OPenn is not a manuscript viewing or discovery interface. Think of OPenn as providing "open-stack" access to the digital files.

Why contribute?

If you or your institution would like to open up your manuscript images and metadata to the public for download and reuse, then OPenn could be a good fit. OPenn has aggregated manuscript data from over 50 repositories and collections in Philadelphia, the mid-Atlantic region and beyond, thanks substantially to material digitized by several preservation and access grants from the Council on Library and Information Resources and the National Endowment for the Humanities. Several CLIR-funded preservation and access projects use OPenn as a data access portal. These grants and other projects with Penn's partners have made OPenn a major hub for open manuscript data. OPenn hosts images and metadata for over 10,000 manuscript objects with over one million page unique images, amounting to 88 TB of data. OPenn has strong collections of digitized medieval, Islamicate, Hebrew and early Philadelphia material. For more information on OPenn's collections and Collection Policy see OPenn's Collection Policy.

Is OPenn a good fit?

Most projects to add data to OPenn are sponsored by the curators of the Kislak Center for Special Collections, Rare Books and Manuscripts and the Schoenberg Institute for Manuscript Studies at Penn Libraries. If you're not sure who to contact, you can get in touch with the OPenn team, Doug Emery and Jessie Dummer, at openn@pobox.upenn.edu.

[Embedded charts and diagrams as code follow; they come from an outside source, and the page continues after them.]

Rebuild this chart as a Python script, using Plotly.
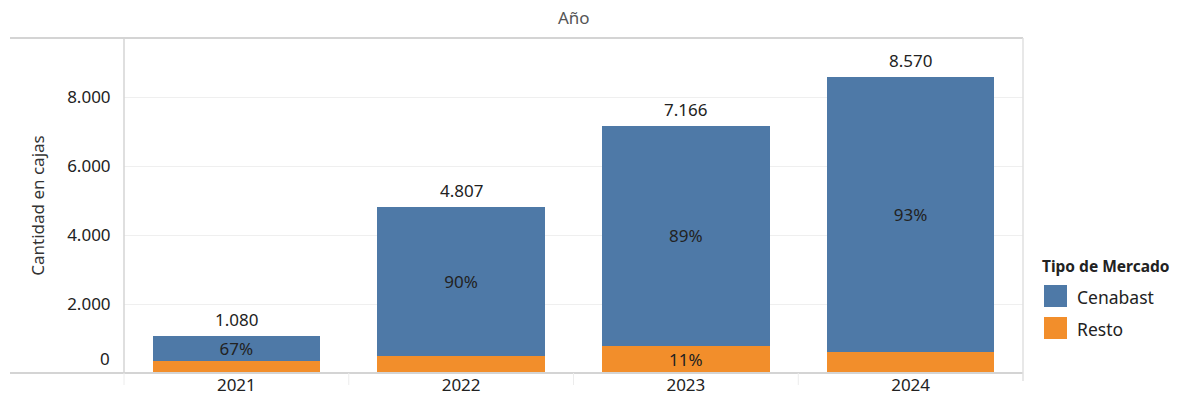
import plotly.graph_objects as go

years = ["2021", "2022", "2023", "2024"]
cenabast = [724, 4326, 6378, 7970]
resto = [356, 481, 788, 600]
cenabast_pct = ["67%", "90%", "89%", "93%"]
resto_pct = ["", "", "11%", ""]
y_ticks = [0, 2000, 4000, 6000, 8000]
series_names = ["Cenabast", "Resto"]

BLUE = "#4e79a7"
ORANGE = "#f28e2b"
FONT = "Noto Sans"
TXT = "#222222"
FS = 17

totals = [c + r for c, r in zip(cenabast, resto)]
total_labels = [f"{t:,}".replace(",", ".") for t in totals]
tick_labels = [f"{v:,}".replace(",", ".") if v else "" for v in y_ticks]

fig = go.Figure()
fig.add_bar(x=years, y=resto, name=series_names[1], marker_color=ORANGE, marker_line_width=0,
            text=resto_pct, textposition="inside", insidetextanchor="middle",
            textfont=dict(color=TXT, size=FS, family=FONT), constraintext="none",
            showlegend=False, hoverinfo="x+y")
fig.add_bar(x=years, y=cenabast, name=series_names[0], marker_color=BLUE, marker_line_width=0,
            text=cenabast_pct, textposition="inside", insidetextanchor="middle",
            textfont=dict(color=TXT, size=FS, family=FONT), constraintext="none",
            showlegend=False, hoverinfo="x+y")

L, R, T, B = 124, 1023, 38, 373
W, H = 1177, 400
pw, ph = R - L, B - T

def px_x(x):
    return (x - L) / pw

def px_y(y):
    return (B - y) / ph

annotations = [
    dict(text="Año", xref="paper", yref="paper", x=0.5, y=1, yanchor="bottom",
         yshift=7, showarrow=False, font=dict(size=17, color="#555555", family=FONT)),
    dict(text="0", xref="paper", yref="y", x=0, y=0, xanchor="right", yanchor="bottom",
         xshift=-12, yshift=1, showarrow=False, font=dict(size=FS, color=TXT, family=FONT)),
    dict(text="<b>Tipo de Mercado</b>", xref="paper", yref="paper", x=px_x(1040),
         y=px_y(266), xanchor="left", yanchor="middle", showarrow=False,
         font=dict(size=15.5, color=TXT, family=FONT)),
]
for i, (tot, lab) in enumerate(zip(totals, total_labels)):
    annotations.append(dict(text=lab, x=i, y=tot, xref="x", yref="y", yanchor="bottom",
                            yshift=3, showarrow=False,
                            font=dict(size=FS, color=TXT, family=FONT)))

shapes = [
    dict(type="line", xref="paper", yref="paper", x0=px_x(10), x1=1.0,
         y0=1, y1=1, line=dict(color="#d4d4d4", width=2)),
    dict(type="line", xref="paper", yref="paper", x0=px_x(10), x1=1.0,
         y0=0, y1=0, line=dict(color="#d4d4d4", width=2)),
    dict(type="line", xref="paper", yref="paper", x0=0, x1=0, y0=0, y1=1,
         line=dict(color="#d4d4d4", width=1.5)),
    dict(type="line", xref="paper", yref="paper", x0=1, x1=1, y0=-8 / ph, y1=1,
         line=dict(color="#e0e0e0", width=1.5)),
] + [
    dict(type="line", xref="paper", yref="paper", x0=i / 4, x1=i / 4,
         y0=-12 / ph, y1=0, line=dict(color="#ececec", width=1))
    for i in range(4)
]

# legend (swatches + labels)
for k, (name, col) in enumerate(zip(series_names, [BLUE, ORANGE])):
    cy = 296 + 32 * k
    shapes.append(dict(type="rect", xref="paper", yref="paper",
                       x0=px_x(1044), x1=px_x(1067), y0=px_y(cy - 11), y1=px_y(cy + 11),
                       fillcolor=col, line=dict(width=0)))
    annotations.append(dict(text=name, xref="paper", yref="paper", x=px_x(1075),
                            y=px_y(cy + 1), xanchor="left", yanchor="middle", showarrow=False,
                            font=dict(size=17.5, color=TXT, family=FONT)))

fig.update_layout(
    width=W, height=H, autosize=False,
    margin=dict(l=L, r=W - R, t=T, b=H - B, pad=0),
    paper_bgcolor="white", plot_bgcolor="white",
    barmode="stack", bargap=0.255, showlegend=False,
    font=dict(family=FONT, size=FS, color=TXT),
    xaxis=dict(
        type="category", categoryorder="array", categoryarray=years,
        range=[-0.5, len(years) - 0.5], showgrid=False, showline=False, zeroline=False,
        ticks="", automargin=False,
        tickfont=dict(size=FS, color=TXT),
    ),
    yaxis=dict(
        range=[0, 9710], tickvals=y_ticks, ticktext=tick_labels,
        showgrid=True, gridcolor="#efefef", gridwidth=1, zeroline=False,
        showline=False, ticks="outside", ticklen=9, tickcolor="rgba(0,0,0,0)",
        automargin=False, tickfont=dict(size=FS, color=TXT),
        title=dict(text="Cantidad en cajas", font=dict(size=17, color="#333333"), standoff=18),
    ),
    shapes=shapes,
    annotations=annotations,
)

fig.write_html("out.html")
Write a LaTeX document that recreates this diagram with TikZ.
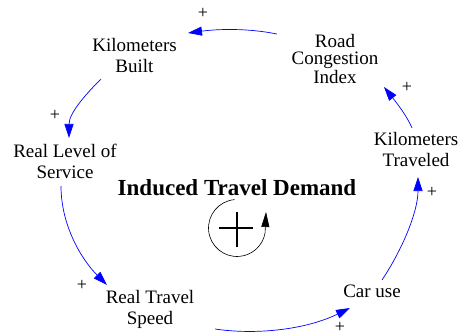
\documentclass[tikz,border=0pt]{standalone}
\usepackage{fontspec}
\setmainfont{Liberation Serif}
\newfontfamily\lserif{Liberation Serif}
\usetikzlibrary{arrows.meta,calc}
\begin{document}
\begin{tikzpicture}[x=1pt,y=1pt,
  lbl/.style={align=center,font=\lserif\fontsize{19}{21}\selectfont,inner sep=0pt},
  lbltight/.style={align=center,font=\lserif\fontsize{19}{17}\selectfont,inner sep=0pt},
  link/.style={draw=blue,line width=0.7pt,-{Triangle[length=14pt,width=9pt]}},
  pol/.style={font=\lserif\fontsize{18}{18}\selectfont,inner sep=0pt},
  title/.style={font=\lserif\fontsize{23}{25}\selectfont\bfseries,inner sep=0pt}]
\useasboundingbox (0,0) rectangle (460,335);
% variables
\node[lbl] (kmb) at (134.5,279) {Kilometers\\Built};
\node[lbltight] (rci) at (335,276) {Road\\Congestion\\Index};
\node[lbl] (kmt) at (416,185) {Kilometers\\Traveled};
\node[lbl] (rls) at (65,174) {Real Level of\\Service};
\node[lbl] (rts) at (150,26) {Real Travel\\Speed};
\node[lbl] (car) at (372,43.5) {Car use};
\node[title] (ttl) at (237,147) {Induced Travel Demand};
% links
\draw[link] ($(rci)+(-58,25)$) .. controls +(-30,6) and +(30,4) .. ($(kmb)+(53.5,23)$);
\draw[link] ($(kmb)+(-33.5,-23)$) .. controls +(-15,-15) and +(0,25) .. ($(rls)+(4,23)$);
\draw[link] ($(rls)+(-4,-25)$) .. controls +(0,-40) and +(-25,25) .. ($(rts)+(-43,24)$);
\draw[link] ($(rts)+(65,-20)$) .. controls +(40,-6) and +(-45,-22) .. ($(car)+(-22,-16.5)$);
\draw[link] ($(car)+(10,11.5)$) .. controls +(20,30) and +(0,-35) .. ($(kmt)+(2,-27)$);
\draw[link] ($(kmt)+(-4,22)$) .. controls +(-5,12) and +(12,-15) .. ($(rci)+(49,-28)$);
% polarities
\node[pol] (p1) at (203,322) {+};
\node[pol] (p2) at (55,220) {+};
\node[pol] (p3) at (82,50) {+};
\node[pol] (p4) at (340,8) {+};
\node[pol] (p5) at (432,143) {+};
\node[pol] (p6) at (407,248) {+};
% loop symbol
\coordinate (lc) at (237,107);
\draw[line width=0.6pt] ($(lc)+(95:28.5)$) arc[start angle=95,end angle=350,radius=28.5];
\draw[line width=0.6pt,-{Triangle[length=15pt,width=8pt]}] ($(lc)+(350:28.5)$) -- ($(lc)+(29,16)$);
\draw[line width=2pt] ($(lc)+(-18,0)$) -- ($(lc)+(16,0)$);
\draw[line width=2pt] ($(lc)+(0,16)$) -- ($(lc)+(0,-19)$);
\end{tikzpicture}
\end{document}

We can discuss your project, its fit for OPenn, and our requirements and process for adding new data. If OPenn is a good fit for your data, we can help to identify the best data delivery methods and workflows for your project.

How does it work?

We work with you to set up a landing page for each repository, identify licenses, and plan for the preparation and delivery of your data and metadata. On some projects we may be able to work with curators at Penn Libraries to arrange digitization and metadata collection for your materials.

Repository page setup

If we don't already have one for your organization or collection, we will work with you to create a splash page for your repository on OPenn with a description that includes an introduction to your collections and how your material is licensed on OPenn. Here's an example of the Science History Institute's repository page: https://openn.library.upenn.edu/html/0025.html.

Licenses

Contributors to OPenn need to select a rights designation for their materials on OPenn. OPenn uses the CreativeCommons.org designations they deem "Approved for Free Cultural Works". We use these two marks (PD, CC0) and two licences (CC-BY, CC-BY-SA) for objects on OPenn.

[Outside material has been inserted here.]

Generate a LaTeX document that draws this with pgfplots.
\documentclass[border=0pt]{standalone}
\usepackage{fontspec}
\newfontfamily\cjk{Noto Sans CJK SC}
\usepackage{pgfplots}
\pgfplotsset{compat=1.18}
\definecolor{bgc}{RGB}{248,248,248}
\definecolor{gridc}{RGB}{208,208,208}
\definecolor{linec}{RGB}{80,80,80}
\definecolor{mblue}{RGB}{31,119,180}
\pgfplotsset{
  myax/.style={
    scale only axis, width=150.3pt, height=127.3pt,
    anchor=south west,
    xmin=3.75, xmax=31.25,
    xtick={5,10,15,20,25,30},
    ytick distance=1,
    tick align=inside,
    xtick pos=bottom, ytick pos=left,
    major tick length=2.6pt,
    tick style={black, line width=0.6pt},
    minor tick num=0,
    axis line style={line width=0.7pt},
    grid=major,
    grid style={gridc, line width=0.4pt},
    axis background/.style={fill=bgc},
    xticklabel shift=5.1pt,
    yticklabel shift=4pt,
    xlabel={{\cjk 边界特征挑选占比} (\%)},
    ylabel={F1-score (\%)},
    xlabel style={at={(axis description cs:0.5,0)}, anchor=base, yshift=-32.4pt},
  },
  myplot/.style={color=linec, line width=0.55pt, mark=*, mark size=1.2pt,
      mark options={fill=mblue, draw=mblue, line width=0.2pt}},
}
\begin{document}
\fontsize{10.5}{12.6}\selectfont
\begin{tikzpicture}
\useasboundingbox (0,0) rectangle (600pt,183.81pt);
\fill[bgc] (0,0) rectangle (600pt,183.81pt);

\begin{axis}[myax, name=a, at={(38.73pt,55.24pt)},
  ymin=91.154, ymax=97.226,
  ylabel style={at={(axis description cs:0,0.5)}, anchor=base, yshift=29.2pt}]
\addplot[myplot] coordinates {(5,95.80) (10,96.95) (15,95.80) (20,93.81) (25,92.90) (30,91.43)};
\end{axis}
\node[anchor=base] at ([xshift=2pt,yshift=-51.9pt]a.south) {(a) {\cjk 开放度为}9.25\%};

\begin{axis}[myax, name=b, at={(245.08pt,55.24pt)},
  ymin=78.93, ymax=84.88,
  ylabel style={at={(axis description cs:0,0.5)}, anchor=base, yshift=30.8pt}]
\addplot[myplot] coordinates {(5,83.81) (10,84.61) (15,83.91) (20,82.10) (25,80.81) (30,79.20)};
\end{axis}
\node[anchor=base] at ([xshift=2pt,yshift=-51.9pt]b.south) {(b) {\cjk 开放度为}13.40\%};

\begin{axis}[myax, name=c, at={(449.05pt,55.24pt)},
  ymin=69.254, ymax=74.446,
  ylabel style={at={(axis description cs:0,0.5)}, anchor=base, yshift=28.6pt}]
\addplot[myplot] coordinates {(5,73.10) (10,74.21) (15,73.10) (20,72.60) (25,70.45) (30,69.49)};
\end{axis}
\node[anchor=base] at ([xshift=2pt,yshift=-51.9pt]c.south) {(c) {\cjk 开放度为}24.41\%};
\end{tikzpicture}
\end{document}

It is important to note that none of these licenses prohibit commercial use of materials or the creation of derivatives.

Data preparation

OPenn typically accepts hard drives of TIFF images along with accompanying descriptive and structural metadata for each item. Descriptive metadata can be either in MARC XML format or in spreadsheets formatted for OPenn ingestion. We accept structural (page-level) metadata in a specially-formatted spreadsheet. Here is an example of a spreadsheet that provides both descriptive and structural metadata in different tabs: openn_metadata.xlsx. Here is an example of a structural metadata spreadsheet that would accompany a MARC XML record with descriptive metadata: pages.xlsx.

Don't have images of your materials? We may be able to help. Get in touch with us at openn@pobox.upenn.edu. For a number of projects Penn Libraries' curators in the Kislak Center for Special Collections, Rare Books & Manuscripts have arranged for imaging and metadata description for repositories outside the Penn Libraries.

Again, if you do contribute to OPenn, we will work with you to identify the best data preparation and delivery methods for your project and your data. We also provide guidance in the collection and preparation of data and metadata for submission.